Research finds organisations need to improve data protection and compliance protocols



While data is quickly becoming recognised as an organisation’s most important digital asset, the majority of UK companies need to make improvements when it comes to the day-to-day management of data, according to new research from Veritas Technologies.

With increased scrutiny of organisations handling customer data, ongoing global headlines around malicious data breaches faced by businesses, and the introduction of more stringent data compliance mandates, it’s more important than ever for companies to have a structured risk management policy when it comes to safeguarding data and gaining necessary insights to propel their business forward.

The new study surveyed 1,500 IT decision makers and data managers across 15 countries, including 100 from the UK. It revealed that an overwhelming 84 per cent of UK respondents say that their organisation needs to make improvements when it comes to ensuring data compliance, while 81 per cent say improvements need to be made with managing data security and risks. Furthermore, 83 per cent say their organisation could improve the level of data visibility and control, and more than three-quarters (76 per cent) say their organisation needs to improve processes for data recoverability from data loss or a ransomware attack. Only 19 per cent believe their organisation is putting data to effective use to drive the business forward.

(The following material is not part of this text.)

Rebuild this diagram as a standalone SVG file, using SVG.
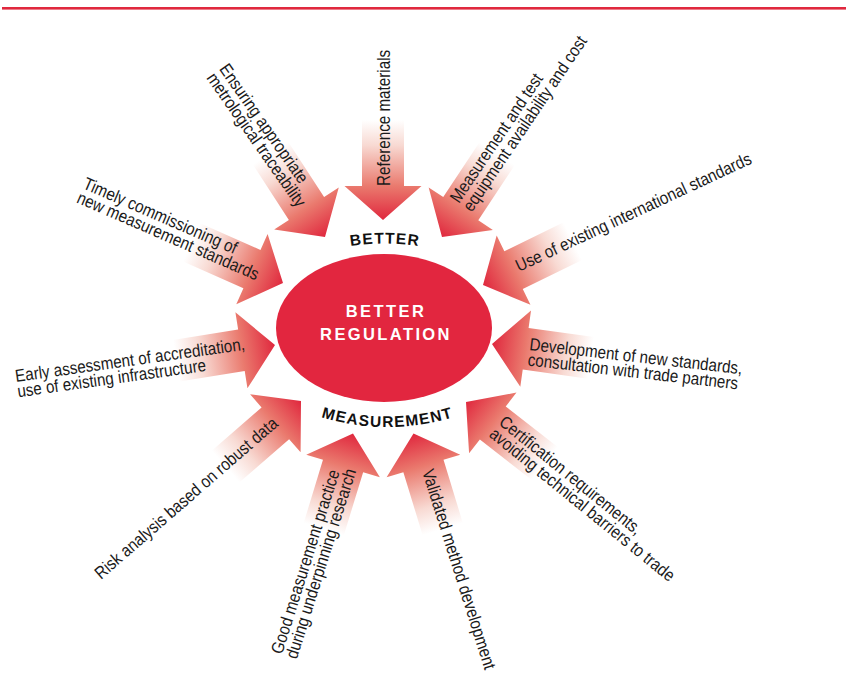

The survey also reveals that less than a quarter (24 per cent) of IT professionals in the UK feel that data flows seamlessly through their organisation, with visibility, accessibility and transferability across different job functions and departments. By contrast, more than four in five (81 per cent) UK respondents agree their organisation could improve data sharing practices across business functions.

UK respondents cite the following as complex organisational factors that are turning data management into an uphill battle:

  • Too many different tools and systems being used to work effectively (43 per cent)
  • Too many data sources to make sense of (40 per cent)
  • A lack of the right skills/technology to harness the power of data (38 per cent)
  • A lack of a centralised strategy/approach to data management (37 per cent)
  • Spiralling costs make data management harder (31 per cent)
  • Inability to back up and recover data reliably (28 per cent)

Less than one in 10 (7 per cent) UK-based IT decision makers and data managers surveyed say their organisation faced no data management challenges.